- [Task material]:
○ ○ ○ ○ ○

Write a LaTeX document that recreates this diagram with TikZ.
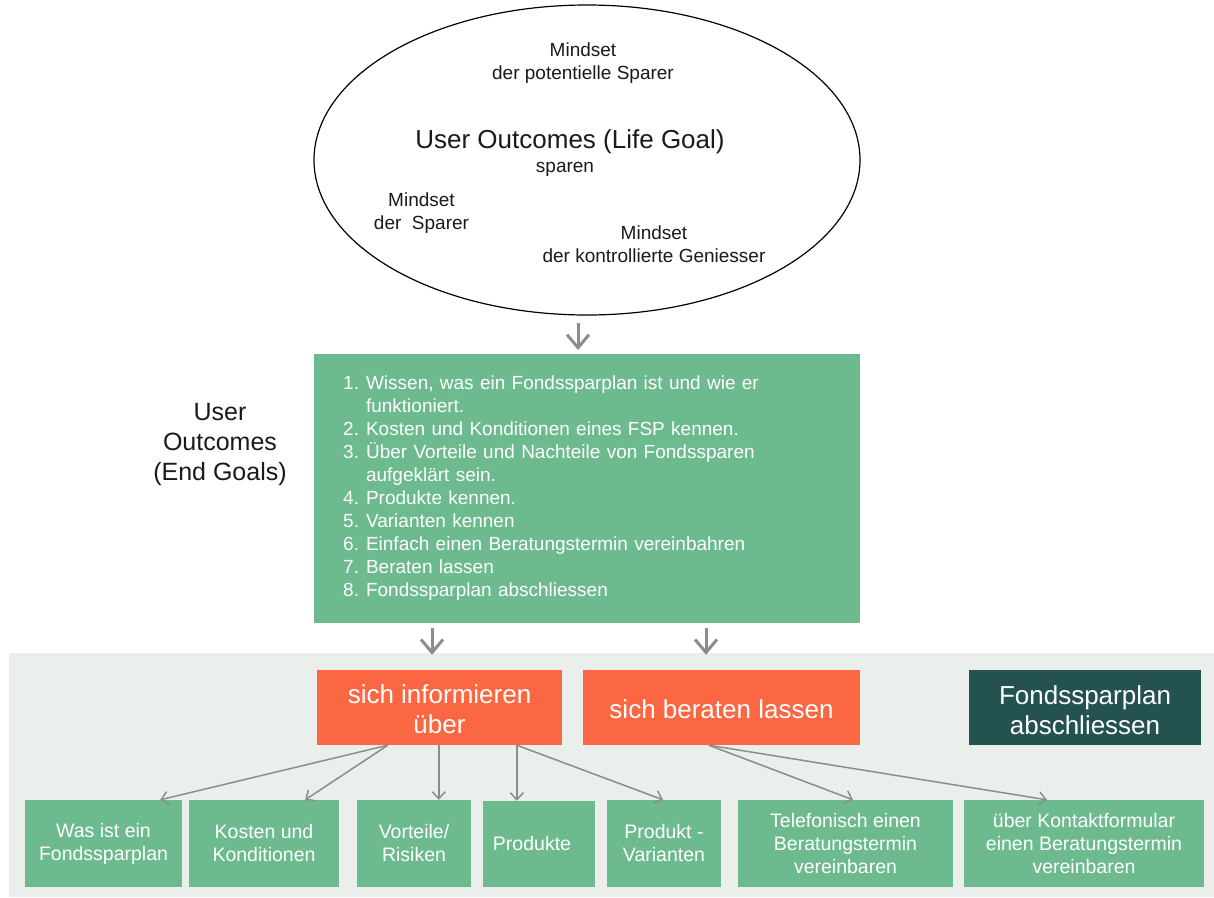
\documentclass[tikz,border=0pt]{standalone}
\usepackage{fontspec}
\setmainfont{Liberation Sans}
\usetikzlibrary{arrows.meta,calc,shapes.geometric}
\definecolor{leaf}{HTML}{6DBA8F}
\definecolor{coral}{HTML}{FB6742}
\definecolor{pine}{HTML}{245251}
\definecolor{mist}{HTML}{EBEFEC}
\definecolor{link}{HTML}{8C8C8C}
\definecolor{ink}{HTML}{1A1A1A}

\begin{document}
\begin{tikzpicture}[x=1pt,y=-1pt,
  tile/.style={fill=leaf, text=white, inner sep=0pt, align=center,
    minimum height=87pt, font=\fontsize{19.5}{23}\selectfont},
  action/.style={inner sep=0pt, text=white, align=center,
    minimum height=75pt, font=\fontsize{26}{30}\selectfont},
  note/.style={text=ink, inner sep=0pt, align=center, font=\fontsize{19}{23}\selectfont},
  flow/.style={draw=link, line width=3pt, -{Straight Barb[length=13pt,width=22pt]}},
  branch/.style={draw=link, line width=1.5pt, -{Straight Barb[length=7pt,width=13pt]}}]

% canvas
\useasboundingbox (0,0) rectangle (1214,897);
\fill[white] (0,0) rectangle (1214,897);
\fill[mist] (9,653) rectangle (1214,897);

% life goal
\node[ellipse, draw=black, line width=1.2pt, minimum width=546pt, minimum height=310pt, inner sep=0pt]
  (life) at (587,160) {};
\node[note] (m1) at (583,63.5) {Mindset\\der potentielle Sparer};
\node[note, font=\fontsize{26}{30}\selectfont] (lg) at (570,142) {User Outcomes (Life Goal)};
\node[note] (sp) at (565,169.5) {sparen};
\node[note] (m2) at (421.5,213.5) {Mindset\\der\ \ Sparer};
\node[note] (m3) at (654,244) {Mindset\\der kontrollierte Geniesser};

% end goals
\node[fill=leaf, text=white, anchor=north west, minimum width=546pt, minimum height=269pt,
  text width=488pt, inner xsep=29pt, inner ysep=0pt, align=left, font=\fontsize{19}{23}\selectfont]
  (goals) at (314,354) {%
  \begin{tabular}{@{}l@{\hspace{7pt}}l@{}}
  1. & Wissen, was ein Fondssparplan ist und wie er\\
     & funktioniert.\\
  2. & Kosten und Konditionen eines FSP kennen.\\
  3. & Über Vorteile und Nachteile von Fondssparen\\
     & aufgeklärt sein.\\
  4. & Produkte kennen.\\
  5. & Varianten kennen\\
  6. & Einfach einen Beratungstermin vereinbahren\\
  7. & Beraten lassen\\
  8. & Fondssparplan abschliessen
  \end{tabular}};
\node[note, font=\fontsize{25}{30}\selectfont] (eg) at (220,444) {User\\Outcomes\\(End Goals)};

% actions (text lowered slightly inside the boxes)
\node[action, fill=coral, minimum width=245pt] (inf) at (439.5,707.5)
  {\raisebox{-10.75pt}[0pt][0pt]{\begin{tabular}{@{}c@{}}sich informieren\\über\end{tabular}}};
\node[action, fill=coral, minimum width=277pt] (ber) at (721.5,707.5)
  {\raisebox{-11pt}[0pt][0pt]{sich beraten lassen}};
\node[action, fill=pine, minimum width=232pt] (abs) at (1085,707.5)
  {\raisebox{-12.25pt}[0pt][0pt]{\begin{tabular}{@{}c@{}}Fondssparplan\\abschliessen\end{tabular}}};

% topics
\node[tile, minimum width=157pt] (t1) at (103.5,843.5) {Was ist ein\\Fondssparplan};
\node[tile, minimum width=150pt] (t2) at (264,843.5) {Kosten und\\Konditionen};
\node[tile, minimum width=114pt] (t3) at (414,843.5) {Vorteile/\\Risiken};
\node[tile, minimum width=112pt, minimum height=86pt] (t4) at (539,844) {\hspace*{-14pt}Produkte};
\node[tile, minimum width=114pt] (t5) at (664,843.5) {Produkt -\\Varianten};
\node[tile, minimum width=215pt] (t6) at (845.5,843.5) {Telefonisch einen\\Beratungstermin\\vereinbaren};
\node[tile, minimum width=240pt] (t7) at (1084,843.5) {über Kontaktformular\\einen Beratungstermin\\vereinbaren};

% main flow
\coordinate (lifeout) at ($(life.south)+(-9,7)$);
\draw[flow] (lifeout) -- ($(lifeout |- goals.north)+(0,-4)$);
\coordinate (g1) at ($(goals.south west)+(118,5)$);
\coordinate (g2) at ($(goals.south west)+(392,5)$);
\draw[flow] (g1) -- ($(g1 |- inf.north)+(0,-15)$);
\draw[flow] (g2) -- ($(g2 |- ber.north)+(0,-15)$);

% branches to topics
\coordinate (i1) at ($(inf.south west)+(71,0)$);
\coordinate (i2) at ($(inf.south west)+(122,0)$);
\coordinate (i3) at ($(inf.south west)+(200,0)$);
\coordinate (b1) at ($(ber.south west)+(126,0)$);
\draw[branch] (i1) -- ($(t1.north east)+(-22,0)$);
\draw[branch] (i1) -- ($(t2.north east)+(-34,0)$);
\draw[branch] (i2) -- (i2 |- t3.north);
\draw[branch] (i3) -- (i3 |- t4.north);
\draw[branch] (i3) -- ($(t5.north)+(-1,0)$);
\draw[branch] (b1) -- ($(t6.north)+(7.5,0)$);
\draw[branch] (b1) -- ($(t7.north)+(-37,0)$);
\end{tikzpicture}
\end{document}
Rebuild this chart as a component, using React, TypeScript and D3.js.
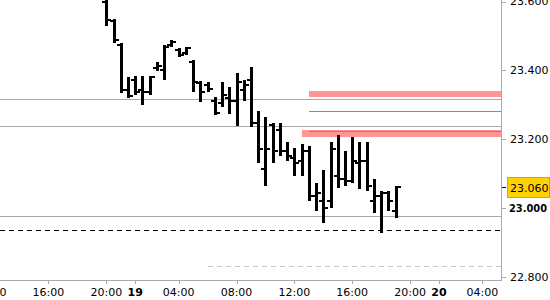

○ ○ ○ ○ ○

- [Goal]: Extract the full listing exactly, with the pictures left out.

- [Result]:
Write a LaTeX document that recreates this diagram with TikZ.
\documentclass[tikz,border=0pt]{standalone}
\usepackage{fontspec}
\setmainfont{Liberation Sans}
\usetikzlibrary{arrows.meta,calc,shapes.geometric}
\definecolor{leaf}{HTML}{6DBA8F}
\definecolor{coral}{HTML}{FB6742}
\definecolor{pine}{HTML}{245251}
\definecolor{mist}{HTML}{EBEFEC}
\definecolor{link}{HTML}{8C8C8C}
\definecolor{ink}{HTML}{1A1A1A}

\begin{document}
\begin{tikzpicture}[x=1pt,y=-1pt,
  tile/.style={fill=leaf, text=white, inner sep=0pt, align=center,
    minimum height=87pt, font=\fontsize{19.5}{23}\selectfont},
  action/.style={inner sep=0pt, text=white, align=center,
    minimum height=75pt, font=\fontsize{26}{30}\selectfont},
  note/.style={text=ink, inner sep=0pt, align=center, font=\fontsize{19}{23}\selectfont},
  flow/.style={draw=link, line width=3pt, -{Straight Barb[length=13pt,width=22pt]}},
  branch/.style={draw=link, line width=1.5pt, -{Straight Barb[length=7pt,width=13pt]}}]

% canvas
\useasboundingbox (0,0) rectangle (1214,897);
\fill[white] (0,0) rectangle (1214,897);
\fill[mist] (9,653) rectangle (1214,897);

% life goal
\node[ellipse, draw=black, line width=1.2pt, minimum width=546pt, minimum height=310pt, inner sep=0pt]
  (life) at (587,160) {};
\node[note] (m1) at (583,63.5) {Mindset\\der potentielle Sparer};
\node[note, font=\fontsize{26}{30}\selectfont] (lg) at (570,142) {User Outcomes (Life Goal)};
\node[note] (sp) at (565,169.5) {sparen};
\node[note] (m2) at (421.5,213.5) {Mindset\\der\ \ Sparer};
\node[note] (m3) at (654,244) {Mindset\\der kontrollierte Geniesser};

% end goals
\node[fill=leaf, text=white, anchor=north west, minimum width=546pt, minimum height=269pt,
  text width=488pt, inner xsep=29pt, inner ysep=0pt, align=left, font=\fontsize{19}{23}\selectfont]
  (goals) at (314,354) {%
  \begin{tabular}{@{}l@{\hspace{7pt}}l@{}}
  1. & Wissen, was ein Fondssparplan ist und wie er\\
     & funktioniert.\\
  2. & Kosten und Konditionen eines FSP kennen.\\
  3. & Über Vorteile und Nachteile von Fondssparen\\
     & aufgeklärt sein.\\
  4. & Produkte kennen.\\
  5. & Varianten kennen\\
  6. & Einfach einen Beratungstermin vereinbahren\\
  7. & Beraten lassen\\
  8. & Fondssparplan abschliessen
  \end{tabular}};
\node[note, font=\fontsize{25}{30}\selectfont] (eg) at (220,444) {User\\Outcomes\\(End Goals)};

% actions (text lowered slightly inside the boxes)
\node[action, fill=coral, minimum width=245pt] (inf) at (439.5,707.5)
  {\raisebox{-10.75pt}[0pt][0pt]{\begin{tabular}{@{}c@{}}sich informieren\\über\end{tabular}}};
\node[action, fill=coral, minimum width=277pt] (ber) at (721.5,707.5)
  {\raisebox{-11pt}[0pt][0pt]{sich beraten lassen}};
\node[action, fill=pine, minimum width=232pt] (abs) at (1085,707.5)
  {\raisebox{-12.25pt}[0pt][0pt]{\begin{tabular}{@{}c@{}}Fondssparplan\\abschliessen\end{tabular}}};

% topics
\node[tile, minimum width=157pt] (t1) at (103.5,843.5) {Was ist ein\\Fondssparplan};
\node[tile, minimum width=150pt] (t2) at (264,843.5) {Kosten und\\Konditionen};
\node[tile, minimum width=114pt] (t3) at (414,843.5) {Vorteile/\\Risiken};
\node[tile, minimum width=112pt, minimum height=86pt] (t4) at (539,844) {\hspace*{-14pt}Produkte};
\node[tile, minimum width=114pt] (t5) at (664,843.5) {Produkt -\\Varianten};
\node[tile, minimum width=215pt] (t6) at (845.5,843.5) {Telefonisch einen\\Beratungstermin\\vereinbaren};
\node[tile, minimum width=240pt] (t7) at (1084,843.5) {über Kontaktformular\\einen Beratungstermin\\vereinbaren};

% main flow
\coordinate (lifeout) at ($(life.south)+(-9,7)$);
\draw[flow] (lifeout) -- ($(lifeout |- goals.north)+(0,-4)$);
\coordinate (g1) at ($(goals.south west)+(118,5)$);
\coordinate (g2) at ($(goals.south west)+(392,5)$);
\draw[flow] (g1) -- ($(g1 |- inf.north)+(0,-15)$);
\draw[flow] (g2) -- ($(g2 |- ber.north)+(0,-15)$);

% branches to topics
\coordinate (i1) at ($(inf.south west)+(71,0)$);
\coordinate (i2) at ($(inf.south west)+(122,0)$);
\coordinate (i3) at ($(inf.south west)+(200,0)$);
\coordinate (b1) at ($(ber.south west)+(126,0)$);
\draw[branch] (i1) -- ($(t1.north east)+(-22,0)$);
\draw[branch] (i1) -- ($(t2.north east)+(-34,0)$);
\draw[branch] (i2) -- (i2 |- t3.north);
\draw[branch] (i3) -- (i3 |- t4.north);
\draw[branch] (i3) -- ($(t5.north)+(-1,0)$);
\draw[branch] (b1) -- ($(t6.north)+(7.5,0)$);
\draw[branch] (b1) -- ($(t7.north)+(-37,0)$);
\end{tikzpicture}
\end{document}
Rebuild this chart as a component, using React, TypeScript and D3.js.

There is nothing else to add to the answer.